Atlassian (B2B) vignette
Objective: increase trials for Jira Software and drive adoption of automation rules. Recruit 10 practitioner educators and two analyst voices. YouTube houses task-based tutorials, including sprint setup, backlog hygiene, and incident review. LinkedIn carousels turn features into repeatable workflows and link to trials. A live webinar is converted into clips for the newsletter and Help Center. KPIs include trials started, workspace activations within seven days, MQL to SQL rate, influenced pipeline, and admin newsletter CTR. UTMs and unique trial codes attribute results. Rights cover six months for paid social and sales decks. Monthly readouts compare regions with and without creator lift.
Weeks 1–2: set direction. Confirm OKRs, audiences, product priorities, and budget split.
Weeks 3–4: source and scope. Build shortlists, vet creators, finalize briefs, and set rights.
Weeks 5–8: produce and prepare. Film tutorials, plan teasers, and set search-friendly titles and descriptions.
Weeks 9–12: launch and learn. Launch across channels, add paid lift, route assets to CRM, then publish readouts.
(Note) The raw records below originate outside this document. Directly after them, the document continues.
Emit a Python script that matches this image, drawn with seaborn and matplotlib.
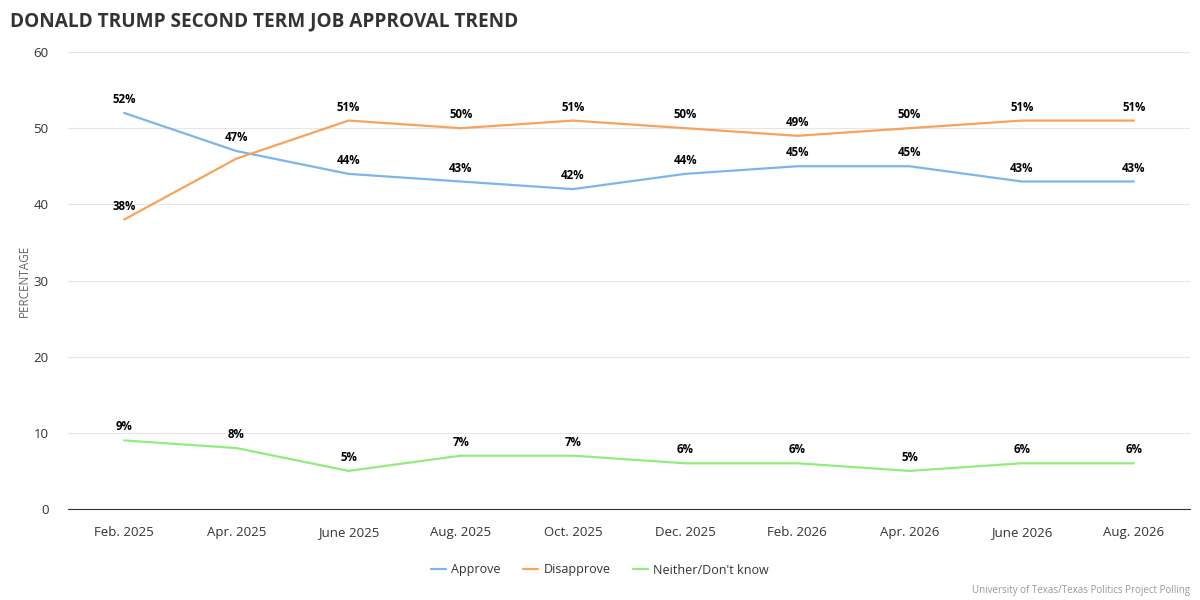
import pandas as pd
import matplotlib.pyplot as plt
import seaborn as sns

categories = ["Feb. 2025", "Apr. 2025", "June 2025", "Aug. 2025", "Oct. 2025",
              "Dec. 2025", "Feb. 2026", "Apr. 2026", "June 2026", "Aug. 2026"]
approve = [52, 47, 44, 43, 42, 44, 45, 45, 43, 43]
disapprove = [38, 46, 51, 50, 51, 50, 49, 50, 51, 51]
neither = [9, 8, 5, 7, 7, 6, 6, 5, 6, 6]

series_names = ["Approve", "Disapprove", "Neither/Don't know"]
colors = ["#7cb5ec", "#f7a35c", "#90ed7d"]
# labels hidden in the original because they overlap
hidden = {("Disapprove", 1)}

rows = []
for name, vals in zip(series_names, [approve, disapprove, neither]):
    for i, v in enumerate(vals):
        rows.append({"x": i, "value": v, "series": name})
df = pd.DataFrame(rows)

sns.set_style("white")
plt.rcParams["font.family"] = ["Open Sans", "DejaVu Sans"]

fig = plt.figure(figsize=(12, 6), dpi=100)
ax = fig.add_axes([0.0567, 0.1517, 0.935, 0.7616])

sns.lineplot(data=df, x="x", y="value", hue="series", palette=colors,
             hue_order=series_names, linewidth=1.6, ax=ax, legend=False)

for name, vals in zip(series_names, [approve, disapprove, neither]):
    for i, v in enumerate(vals):
        if (name, i) in hidden:
            continue
        ax.annotate(f"{v}%", (i, v), xytext=(0, 5), textcoords="offset points",
                    ha="center", va="bottom", fontsize=8.3, fontweight="bold",
                    color="#000000")

ax.set_xlim(-0.5, len(categories) - 0.5)
ax.set_ylim(0, 60)
ax.set_yticks(range(0, 61, 10))
ax.set_xticks(range(len(categories)))
ax.set_xticklabels(categories)
ax.set_xticks([i - 0.5 for i in range(len(categories) + 1)], minor=True)
ax.tick_params(axis="x", which="major", length=0, pad=12, labelsize=9.5, colors="#333333")
ax.tick_params(axis="x", which="minor", length=10, width=0.8, color="#333333", direction="out")
ax.tick_params(axis="y", length=0, labelsize=9.5, colors="#333333", pad=14)
ax.grid(axis="y", color="#e6e6e6", linewidth=0.8)
ax.set_axisbelow(True)
for s in ["top", "right", "left"]:
    ax.spines[s].set_visible(False)
ax.spines["bottom"].set_color("#333333")
ax.spines["bottom"].set_linewidth(0.8)
ax.set_xlabel("")
ax.set_ylabel("PERCENTAGE", fontsize=8.5, color="#666666", labelpad=2)

handles = [plt.Line2D([], [], color=c, linewidth=1.6) for c in colors]
fig.legend(handles, series_names, loc="center", bbox_to_anchor=(0.5, 0.05),
           ncol=3, frameon=False, fontsize=9, handlelength=1.2,
           handletextpad=0.4, columnspacing=1.8, labelcolor="#333333")

fig.text(0.008, 0.965, "DONALD TRUMP SECOND TERM JOB APPROVAL TREND", fontsize=13.7,
         fontweight="bold", color="#333333", ha="left", va="center")
fig.text(0.992, 0.015, "University of Texas/Texas Politics Project Polling",
         fontsize=7, color="#999999", ha="right", va="center")

fig.savefig("out.png", dpi=100)
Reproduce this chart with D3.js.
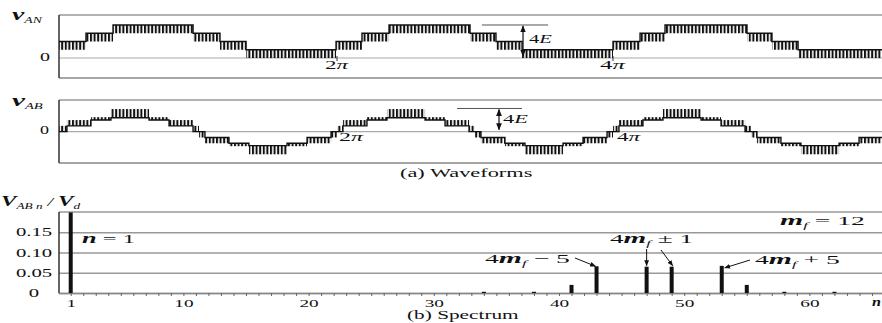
<!DOCTYPE html>
<html>
<head>
<meta charset="utf-8">
<script src="https://cdn.jsdelivr.net/npm/d3@7"></script>
<style>
  body { margin: 0; background: #fff; }
  svg { display: block; font-family: "Liberation Serif", "DejaVu Serif", serif; }
</style>
</head>
<body>
<div id="chart"></div>
<script>
// v_AN switching bands: [theta start, theta end] in units of pi, [low, high] level in units of E
const vanBands = [
  [-0.02, 0.181, 1, 2], [0.181, 0.377, 2, 3], [0.377, 0.957, 3, 4],
  [0.957, 1.152, 2, 3], [1.152, 1.341, 1, 2], [1.341, 1.993, 0, 1],
  [1.993, 2.181, 1, 2], [2.181, 2.377, 2, 3], [2.377, 2.964, 3, 4],
  [2.964, 3.152, 2, 3], [3.152, 3.341, 1, 2], [3.341, 4.0, 0, 1],
  [4.0, 4.196, 1, 2], [4.196, 4.377, 2, 3], [4.377, 4.971, 3, 4],
  [4.971, 5.152, 2, 3], [5.152, 5.341, 1, 2], [5.341, 5.96, 0, 1]
];

// v_AB switching bands, same layout
const vabBands = [
  [-0.02, 0.043, 0, 1], [0.043, 0.217, 1, 2], [0.217, 0.362, 2, 2.5],
  [0.362, 0.638, 2.4, 3.9], [0.638, 0.783, 2, 2.5], [0.783, 0.957, 1, 2],
  [0.957, 1.0, 0, 1], [1.0, 1.043, -1, 0], [1.043, 1.217, -2, -1],
  [1.217, 1.362, -2.5, -2], [1.362, 1.638, -3.9, -2.4], [1.638, 1.783, -2.5, -2],
  [1.783, 1.957, -2, -1], [1.957, 2.0, -1, 0],
  [2.0, 2.043, 0, 1], [2.043, 2.217, 1, 2], [2.217, 2.362, 2, 2.5],
  [2.362, 2.638, 2.4, 3.9], [2.638, 2.783, 2, 2.5], [2.783, 2.957, 1, 2],
  [2.957, 3.0, 0, 1], [3.0, 3.043, -1, 0], [3.043, 3.217, -2, -1],
  [3.217, 3.362, -2.5, -2], [3.362, 3.638, -3.9, -2.4], [3.638, 3.783, -2.5, -2],
  [3.783, 3.957, -2, -1], [3.957, 4.0, -1, 0],
  [4.0, 4.043, 0, 1], [4.043, 4.217, 1, 2], [4.217, 4.362, 2, 2.5],
  [4.362, 4.638, 2.4, 3.9], [4.638, 4.783, 2, 2.5], [4.783, 4.957, 1, 2],
  [4.957, 5.0, 0, 1], [5.0, 5.043, -1, 0], [5.043, 5.217, -2, -1],
  [5.217, 5.362, -2.5, -2], [5.362, 5.638, -3.9, -2.4], [5.638, 5.783, -2.5, -2],
  [5.783, 5.96, -2, -1]
];

// spectrum
const harmonics  = [1, 34, 38, 41, 43, 47, 49, 53, 55, 58, 62];
const amplitudes = [0.199, 0.003, 0.003, 0.02, 0.066, 0.065, 0.065, 0.067, 0.02, 0.003, 0.003];
const yTicks = [0, 0.05, 0.10, 0.15];
const yTickLabels = ['0', '0.05', '0.10', '0.15'];
const xTicks = [1, 10, 20, 30, 40, 50, 60];
const piMarks = [2, 4];
const piLabels = ['2', '4'];

const W = 882, H = 323;
const left = 59, right = 882;

const svg = d3.select('#chart').append('svg')
  .attr('width', W).attr('height', H);

const defs = svg.append('defs');
defs.append('pattern')
  .attr('id', 'pulse').attr('patternUnits', 'userSpaceOnUse')
  .attr('width', 3.6).attr('height', 8)
  .append('rect').attr('width', 2).attr('height', 8).attr('fill', '#111');
defs.append('marker')
  .attr('id', 'ah').attr('viewBox', '0 0 10 10')
  .attr('refX', 9).attr('refY', 5)
  .attr('markerWidth', 6).attr('markerHeight', 6)
  .attr('orient', 'auto-start-reverse')
  .append('path').attr('d', 'M0,1 L10,5 L0,9 z').attr('fill', '#111');

// text helper: stretches the text horizontally so it spans x0..x1
function label(x0, x1, y, parts) {
  const t = svg.append('text').attr('x', 0).attr('y', 0).attr('fill', '#111');
  let prev = 0;
  parts.forEach(p => {
    const off = p.off || 0;
    t.append('tspan')
      .attr('dy', off - prev)
      .attr('font-size', p.s || 12)
      .attr('font-style', p.i ? 'italic' : 'normal')
      .attr('font-weight', p.b ? 'bold' : 'normal')
      .text(p.t);
    prev = off;
  });
  const bb = t.node().getBBox();
  const sx = (x1 - x0) / bb.width;
  t.attr('transform', `translate(${x0},${y}) scale(${sx},1) translate(${-bb.x},0)`);
  return t;
}

const theta = d3.scaleLinear().domain([0, 6]).range([61, 889]);

function wavePanel(id, bands, y, top, bottom, baseOf) {
  const g = svg.append('g');
  defs.append('clipPath').attr('id', id)
    .append('rect').attr('x', left).attr('y', top)
    .attr('width', right - left).attr('height', bottom - top);

  g.append('line').attr('x1', left).attr('x2', right).attr('y1', top).attr('y2', top)
    .attr('stroke', '#999').attr('stroke-width', 1.4);
  g.append('line').attr('x1', left).attr('x2', right).attr('y1', bottom).attr('y2', bottom)
    .attr('stroke', '#888').attr('stroke-width', 1.6);
  g.append('line').attr('x1', left).attr('x2', right).attr('y1', y(0)).attr('y2', y(0))
    .attr('stroke', '#aaa').attr('stroke-width', 1.2);
  g.append('line').attr('x1', left).attr('x2', left).attr('y1', top).attr('y2', bottom)
    .attr('stroke', '#333').attr('stroke-width', 1.5);

  const w = g.append('g').attr('clip-path', `url(#${id})`);
  w.selectAll('rect.band')
    .data(bands)
    .enter()
    .append('rect')
      .attr('class', 'band')
      .attr('x', d => theta(d[0]))
      .attr('width', d => theta(d[1]) - theta(d[0]))
      .attr('y', d => y(d[3]))
      .attr('height', d => y(d[2]) - y(d[3]))
      .attr('fill', 'url(#pulse)');

  const pts = bands.map(d => [d[0], baseOf(d)]);
  const last = bands[bands.length - 1];
  pts.push([last[1], baseOf(last)]);
  w.append('path')
    .attr('d', d3.line().x(d => theta(d[0])).y(d => y(d[1])).curve(d3.curveStepAfter)(pts))
    .attr('fill', 'none').attr('stroke', '#111').attr('stroke-width', 1.4);
  return g;
}

// (a) waveforms
const yAN = d3.scaleLinear().domain([-2.42, 5.21]).range([78, 15]);
const yAB = d3.scaleLinear().domain([-5.4, 5.46]).range([163, 100]);

const gA = wavePanel('clipA', vanBands, yAN, 15, 78, d => d[3]);
const gB = wavePanel('clipB', vabBands, yAB, 100, 163,
  d => Math.abs(d[2]) < Math.abs(d[3]) ? d[2] : d[3]);

// small marks at 2pi, 4pi on v_AN
gA.selectAll('line.pim').data(piMarks).enter().append('line')
  .attr('x1', d => theta(d)).attr('x2', d => theta(d))
  .attr('y1', yAN(0) - 2).attr('y2', yAN(0) + 3)
  .attr('stroke', '#333').attr('stroke-width', 1);

// 4E markers
function fourE(g, y, t0, t1, ta) {
  g.append('line').attr('x1', theta(t0)).attr('x2', theta(t1))
    .attr('y1', y(4)).attr('y2', y(4)).attr('stroke', '#555').attr('stroke-width', 1);
  g.append('line').attr('x1', theta(ta)).attr('x2', theta(ta))
    .attr('y1', y(4) + 1).attr('y2', y(0) - 2)
    .attr('stroke', '#111').attr('stroke-width', 1.2)
    .attr('marker-start', 'url(#ah)').attr('marker-end', 'url(#ah)');
}
fourE(gA, yAN, 3.05, 3.53, 3.348);
fourE(gB, yAB, 2.87, 3.34, 3.174);

label(12, 43, 20, [{t: 'v', s: 16, i: 1, b: 1}, {t: 'AN', s: 8, i: 1, off: 3}]);
label(12, 43, 106, [{t: 'v', s: 16, i: 1, b: 1}, {t: 'AB', s: 8, i: 1, off: 3}]);
label(40, 50, 61, [{t: '0', s: 12}]);
label(40, 49, 134, [{t: '0', s: 12}]);

label(325, 350, 69, [{t: piLabels[0], s: 12}, {t: 'π', s: 12, i: 1}]);
label(600, 627, 69, [{t: piLabels[1], s: 12}, {t: 'π', s: 12, i: 1}]);
label(339, 365, 141, [{t: piLabels[0], s: 12}, {t: 'π', s: 12, i: 1}]);
label(617, 642, 141, [{t: piLabels[1], s: 12}, {t: 'π', s: 12, i: 1}]);
label(529, 553, 43, [{t: '4', s: 12}, {t: 'E', s: 12, i: 1}]);
label(503, 529, 123, [{t: '4', s: 12}, {t: 'E', s: 12, i: 1}]);
label(400, 533, 177, [{t: '(a) Waveforms', s: 12}]);

// (b) spectrum
const xs = d3.scaleLinear().domain([0, 66]).range([58.2, 884.5]);
const ys = d3.scaleLinear().domain([0, 0.2]).range([293, 212]);
const spec = harmonics.map((h, i) => ({h: h, v: amplitudes[i]}));

const gy = svg.append('g').attr('transform', `translate(${left},0)`)
  .call(d3.axisLeft(ys).tickValues(yTicks).tickSize(-(right - left))
    .tickFormat((d, i) => yTickLabels[i]));
gy.select('.domain').remove();
gy.selectAll('.tick line').attr('stroke', '#999').attr('stroke-width', 1.4);
gy.selectAll('.tick text')
  .attr('x', 0).attr('text-anchor', 'middle')
  .attr('font-family', '"Liberation Serif", serif').attr('font-size', 11.5).attr('fill', '#111')
  .attr('transform', 'translate(-25,0) scale(1.8,1)');

svg.append('line').attr('x1', left).attr('x2', right).attr('y1', 212).attr('y2', 212)
  .attr('stroke', '#999').attr('stroke-width', 1.4);

const gx = svg.append('g').attr('transform', 'translate(0,293)')
  .call(d3.axisBottom(xs).tickValues(d3.range(1, 66)).tickSize(3).tickSizeOuter(0).tickFormat(''));
gx.select('.domain').attr('stroke', '#888').attr('stroke-width', 1.5);
gx.selectAll('.tick line').attr('stroke', '#666');

const gxl = svg.append('g').attr('transform', 'translate(0,293)')
  .call(d3.axisBottom(xs).tickValues(xTicks).tickSize(0).tickPadding(6));
gxl.select('.domain').remove();
gxl.selectAll('.tick text')
  .attr('font-family', '"Liberation Serif", serif').attr('font-size', 11).attr('fill', '#111')
  .attr('transform', 'scale(1.75,1)');

svg.append('line').attr('x1', left).attr('x2', left).attr('y1', 212).attr('y2', 293)
  .attr('stroke', '#333').attr('stroke-width', 1.5);

svg.append('g').selectAll('rect')
  .data(spec)
  .enter()
  .append('rect')
    .attr('x', d => xs(d.h) - 2)
    .attr('width', 4)
    .attr('y', d => ys(d.v))
    .attr('height', d => ys(0) - ys(d.v))
    .attr('fill', '#111');

// annotations
function arrow(x1, y1, x2, y2) {
  svg.append('line').attr('x1', x1).attr('y1', y1).attr('x2', x2).attr('y2', y2)
    .attr('stroke', '#111').attr('stroke-width', 1)
    .attr('marker-end', 'url(#ah)');
}
arrow(575, 258, xs(43) - 1, ys(0.066));
arrow(xs(47), 249, xs(47), ys(0.065) - 1);
arrow(661, 250, xs(49) + 1, ys(0.065) - 1);
arrow(750, 260, xs(53) + 3, ys(0.067) + 2);

label(1, 82, 206, [
  {t: 'V', s: 14, i: 1, b: 1}, {t: 'AB n', s: 8, i: 1, off: 3},
  {t: ' / ', s: 12, i: 1}, {t: 'V', s: 14, i: 1, b: 1}, {t: 'd', s: 8, i: 1, off: 3}
]);
label(82, 135, 243, [{t: 'n', s: 14, i: 1, b: 1}, {t: ' = 1', s: 13}]);
label(780, 865, 225, [{t: 'm', s: 14, i: 1, b: 1}, {t: 'f', s: 8, i: 1, off: 3}, {t: ' = 12', s: 13, off: 0}]);
label(610, 693, 243, [{t: '4', s: 13}, {t: 'm', s: 14, i: 1, b: 1}, {t: 'f', s: 8, i: 1, off: 3}, {t: '  ± 1', s: 13, off: 0}]);
label(485, 570, 263, [{t: '4', s: 13}, {t: 'm', s: 14, i: 1, b: 1}, {t: 'f', s: 8, i: 1, off: 3}, {t: '  − 5', s: 13, off: 0}]);
label(755, 840, 264, [{t: '4', s: 13}, {t: 'm', s: 14, i: 1, b: 1}, {t: 'f', s: 8, i: 1, off: 3}, {t: '  + 5', s: 13, off: 0}]);
label(872, 881, 306, [{t: 'n', s: 13, i: 1, b: 1}]);
label(407, 520, 319, [{t: '(b) Spectrum', s: 12}]);
</script>
</body>
</html>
How much should I budget by creator tier
Set a core always-on budget for nano and micro creators, then add a launch reserve for analysts or marquee voices.
Which KPIs convince finance leaders
Pair awareness movement with hard outcomes like trials, demo requests, code usage, and assisted conversions.
Micro or macro for launch vs always-on
Use micro for depth and coverage across the year, and a few larger voices for launches.
How do creator assets support SEO and CRM
Host tutorials on search-friendly pages and route clips into onboarding emails.